COMMENT: A good common NC root with regular phonetic correspondences. See Trubetzkoy 1922, 241. Abdokov (1982, 82) compares the EC root (with a lot of confusion among EC reflexes) with WC *bǝ̃źʷa 'horn' - which is quite impossible for phonetic reasons.
COMMENT: Reconstructed for the PEC level. Correspondences are regular, except for the vocalism in Tsezian (*ɔ̃ or *õ would be expected): since the word is attested only in Gunz., the PTs reconstruction is not secure.
COMMENT: Reconstructed for the PEC level. The original meaning was probably "long hair, hair in tail" with the meaning "hair" preserved only in Darg. Correspondences are regular except for the vowel in PL (we would rather expect *ħirč:ʷ or *ħärč:ʷ); however, we must note that in this root most Lezghian languages lost the initial syllable, thus the PL vocalic reconstruction is not very certain.
PL has also another root, PL *(j)ic̣: (Arch. ic̣, erg. ic̣:i, Rut. dɨn < *(j)ic̣:ɨ-n) "goat's wool". It may reflect a separate PEC root which had merged with *ɦrĕʒ́_wǝ̆ in other languages (cf. the meaning "goat's wool" in Av. Chad. and PTs).
COMMENT: An Av.-And-Lezg. isogloss.
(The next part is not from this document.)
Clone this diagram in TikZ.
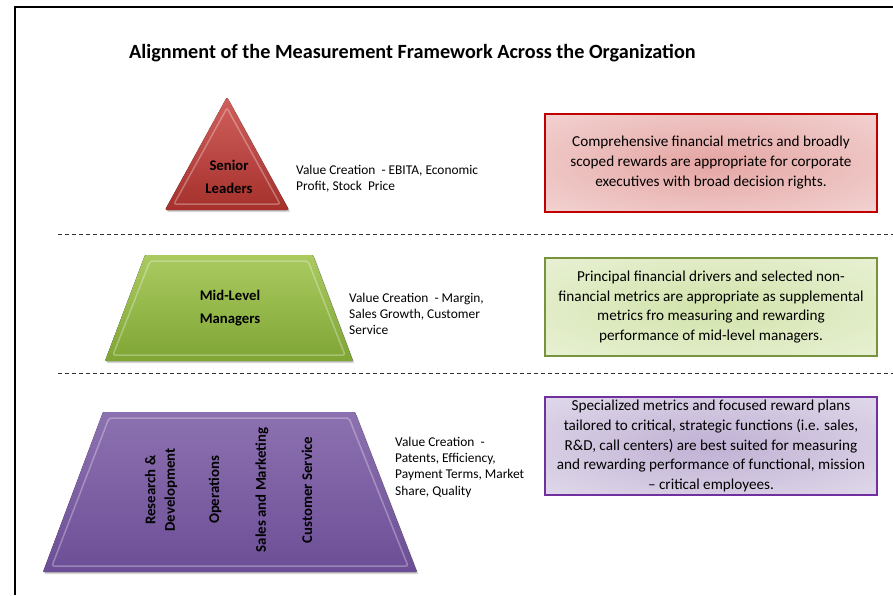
\documentclass[tikz,border=0pt]{standalone}
\usepackage{fontspec}
\setmainfont{Carlito}
\usetikzlibrary{shadows}
\definecolor{seniorred}{HTML}{C8443F}
\definecolor{seniordark}{HTML}{A5302C}
\definecolor{midgreen}{HTML}{9BC144}
\definecolor{middark}{HTML}{7FA535}
\definecolor{basepurple}{HTML}{8062A8}
\definecolor{basedark}{HTML}{6C4E96}
\definecolor{redframe}{HTML}{C00000}
\definecolor{greenframe}{HTML}{77933C}
\definecolor{purpleframe}{HTML}{7030A0}
\pgfdeclareradialshading{redglow}{\pgfpoint{0bp}{0bp}}{color(0bp)=(seniorred!48!white); color(50bp)=(seniorred!14!white); color(72bp)=(seniorred!10!white)}
\pgfdeclareradialshading{greenglow}{\pgfpoint{0bp}{0bp}}{color(0bp)=(midgreen!45!white); color(50bp)=(midgreen!14!white); color(72bp)=(midgreen!10!white)}
\pgfdeclareradialshading{purpleglow}{\pgfpoint{0bp}{0bp}}{color(0bp)=(basepurple!50!white); color(50bp)=(basepurple!14!white); color(72bp)=(basepurple!10!white)}
\tikzset{
  levelshape/.style={drop shadow={shadow xshift=1.5pt,shadow yshift=-2pt,opacity=0.35}},
  bevel/.style={draw=white,line width=1.5pt,opacity=0.3,rounded corners=2pt},
  levellabel/.style={align=center,inner sep=0pt,font=\bfseries\fontsize{14.7}{23}\selectfont},
  unitlabel/.style={rotate=90,align=center,inner sep=0pt,font=\bfseries\fontsize{14.8}{19.5}\selectfont},
  valuetext/.style={anchor=west,align=left,inner sep=0pt,font=\fontsize{13.4}{16.3}\selectfont},
  notebox/.style={draw,line width=2pt,minimum width=332pt,minimum height=98pt,inner sep=0pt,
    align=center,font=\fontsize{15.2}{19.6}\selectfont},
  levelrule/.style={dashed,dash pattern=on 4pt off 3pt,line width=0.8pt,black!80}
}
\begin{document}
\begin{tikzpicture}[x=1pt,y=-1pt]
  \useasboundingbox (0,0) rectangle (893,595);
  % frame
  \draw[line width=2pt] (15,595) -- (15,7) -- (893,7);
  % title
  \node[anchor=west,inner sep=0pt,font=\bfseries\fontsize{20.2}{24}\selectfont] (title) at (129,53)
    {Alignment of the Measurement Framework Across the Organization};
  % senior leaders
  \fill[levelshape,rounded corners=2pt,top color=seniorred!85!white,bottom color=seniordark]
    (227,97) -- (289,210) -- (165,210) -- cycle;
  \draw[bevel] (227,108) -- (280,204) -- (174,204) -- cycle;
  \node[levellabel] (senior) at (229,177) {Senior\\Leaders};
  \node[valuetext] (seniorvalue) at (296,179) {Value Creation\ \ - EBITA, Economic\\Profit, Stock\ \ Price};
  \node[notebox,draw=redframe,shading=redglow] (seniorbox) at (711,162.5)
    {Comprehensive financial metrics and broadly\\scoped rewards are appropriate for corporate\\executives with broad decision rights.};
  \draw[levelrule] (58,234) -- (893,234);
  % mid-level managers
  \fill[levelshape,rounded corners=1pt,top color=midgreen!85!white,bottom color=middark]
    (145,255) -- (313,255) -- (353,361) -- (105,361) -- cycle;
  \draw[bevel] (150,261) -- (308,261) -- (345,355) -- (113,355) -- cycle;
  \node[levellabel] (middle) at (230,308) {Mid-Level\\Managers};
  \node[valuetext] (middlevalue) at (349,314) {Value Creation\ \ - Margin,\\Sales Growth, Customer\\Service};
  \node[notebox,draw=greenframe,shading=greenglow] (middlebox) at (711,307)
    {Principal financial drivers and selected non-\\financial metrics are appropriate as supplemental\\metrics fro measuring and rewarding\\performance of mid-level managers.};
  \draw[levelrule] (58,373) -- (893,373);
  % functional employees
  \fill[levelshape,rounded corners=1pt,top color=basepurple!90!white,bottom color=basedark]
    (103,412) -- (355,412) -- (417,572) -- (43,572) -- cycle;
  \draw[bevel] (109,418) -- (349,418) -- (408,566) -- (52,566) -- cycle;
  \node[unitlabel] (research) at (161,490) {Research \&\\Development};
  \node[unitlabel] (operations) at (215,490) {Operations};
  \node[unitlabel] (sales) at (262,490) {Sales and Marketing};
  \node[unitlabel] (service) at (307,490) {Customer Service};
  \node[valuetext] (basevalue) at (395,467) {Value Creation\ \ -\\Patents, Efficiency,\\Payment Terms, Market\\Share, Quality};
  \node[notebox,draw=purpleframe,shading=purpleglow] (basebox) at (711,446)
    {Specialized metrics and focused reward plans\\tailored to critical, strategic functions (i.e. sales,\\R\&D, call centers) are best suited for measuring\\and rewarding performance of functional, mission\\-- critical employees.};
\end{tikzpicture}
\end{document}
The forms are comparable and point to a structure *HRVCV̆ (if we suppose a secondary loss of -r- in PL *hIic̣- < *hIirc̣-).
COMMENT: The root is best of all represented in the Av.-And.-Tsez. area, with a relic reflex also in Lak (we would have expected Lak. *t:VrVḳ, but the prothetic t:- probably did not appear in the word-medial position - since the root is present in Lak. only in a compound word). The etymology is certainly sound, although the vowels are hard to reconstruct.
COMMENT: Reconstructed for the PEC level. Correspondences are regular - except for the accent paradigm in Avar (paradigm C would be expected). This must be explained by supposing contamination of this root with PEC *ʔVms_wĕlʔē 'wild turkey' q.v. We must stress that these roots must be kept strictly distinct because of different reflexes of *sw (tense in *ʔVms_wĕlʔē, lax in *ɦswǟmV̆), although they tend to merge due to phonetic and semantic proximity.